J’arrive, monsieur, et je trouve vos vers, vos charmants vers. Je vous l’ai déjà dit, il y a en vous un poëte, un poëte plein de fraîcheur, de jeunesse et de gravité. Vous êtes penseur et vous êtes écrivain. Marchez devant vous. J’arrive de cette belle Normandie dont vous me parlez. Elle est assez belle pour que j’y retourne deux fois, et j’y retournerais trois fois pour la voir avec vous. Croyez, monsieur, que ce serait un vrai bonheur pour moi s’il m’était jamais loisible de me rendre à votre gracieuse invitation.

Toute ma famille est encore à la campagne, ce qui fait que je ne suis ici qu’en passant. J’espère cependant vous voir prochainement. Si le hasard vous amène devant ma porte, montez, monsieur. Vous serez le bienvenu.

Je vous félicite pour votre talent et je vous aime pour vous.

Victor Hugo[8].


À Léopoldine.

Bonjour, ma Didine. Bonjour, ma Poupée. Je t’écris de Rennes. Il est cinq heures du matin. C’est jeudi, un jour de congé. Voilà deux nuits que je roule, secoué comme une bouteille qu’on rince. Aujourd’hui, je verrai la mer.

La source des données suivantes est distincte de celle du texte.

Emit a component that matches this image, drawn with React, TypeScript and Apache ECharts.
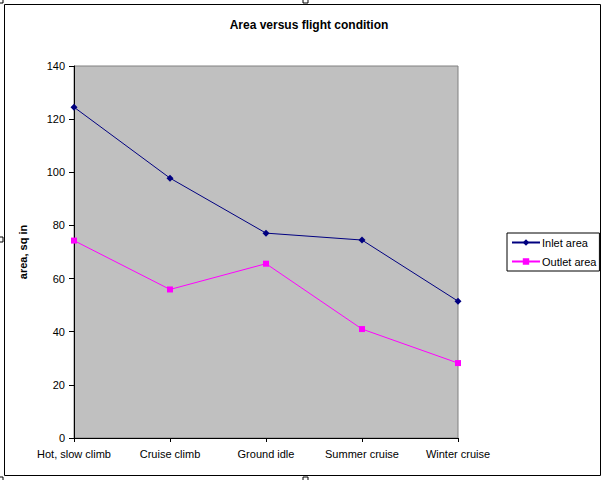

Je t’embrasse, et mes trois autres bons petits bijoux.

À bientôt.

Ton petit papa,
V.[9]
7 août [1836].


À Ulric Güttinguer.
Fourqueux, 15 août [1836].

Il ne faut pourtant pas que l’envie de vous aller voir m’empêche de vous répondre, mon cher et bon ami. J’irai vous chercher un de ces jours, mais en attendant je veux vous dire que votre lettre m’a fait grand plaisir et grand bien. C’est une si bonne chose, et si rare, qu’un ancien et constant ami. — Et quand cet ami est vous !

Il y a bien longtemps que nous ne vous avons vu, mais vous n’avez jamais été absent de nos causeries, de nos pensées, de nos affections. Aujourd’hui je vous retrouve dans votre gracieuse lettre tel que vous avez toujours été, tel que vous serez toujours, bon et charmant poëte.

J’ai su tous vos chagrins avec votre pauvre enfant malade. J’ai compris, je dirais presque j’ai senti tout ce que vous avez souffert.

J’irai vous voir. Je vous traînerai ici, où vous trouverez toute une famille, grandie par un bout et vieillie par l’autre, qui vous aime bien. Ma femme a grand désir de vous revoir et moi aussi[10].

  1. Inédite.
  2. Charles et François-Victor étaient internes à l’Institution Jauffret.
  3. Bibliothèque Nationale.
  4. François-Victor était souffrant et par moment atteint de surdité.
  5. Inédite.
  6. Collection M. le Baron de Villiers.
  7. Inédite. Poète, auteur dramatique, critique, journaliste, Auguste Vacquerie fut, en 1843, apparenté à Victor Hugo par le mariage de son frère, Charles Vacquerie, avec Léopoldine. Auguste Vacquerie fut, en 1848, l’un des fondateurs de l’Événement. Ce journal, poursuivi à maintes reprises, vit, en 1851, quatre de ses fondateurs (les deux fils de Victor Hugo, Paul Meurice et Vacquerie) successivement condamnés ; Vacquerie eut pour sa part six mois de prison. Quand il en sortit, il rejoignit Victor Hugo à Jersey, puis il le suivit à Guernesey et vécut là en famille jusqu’en 1869, ne faisant à Paris et à Villequier que de courts séjours. La première comédie d’Auguste Vacquerie, Tragaldabas, eut une chute retentissante en juillet 1848, ce qui n’empêcha pas l’auteur sifflé d’écrire plusieurs pièces dont deux sont restées au répertoire du Théâtre-Français : Jean Baudry et Souvent Homme varie. En 1856, il donna dans Profils et grimaces une critique variée, tant des drames et des auteurs de son époque que des écrivains des XVIIe et XVIIIe siècles. En 1869, il reprit son rôle de polémiste en fondant, avec ses collaborateurs de 1848, le Rappel et continua la publication de ce journal après la mort de Victor Hugo et de ses fils. A. Vacquerie avait voué au Maître un culte que la mort même ne put diminuer.
  8. Bibliothèque Nationale.
  9. Archives de la famille de Victor Hugo.
  10. Archives Spoelberch de Lovenjoul.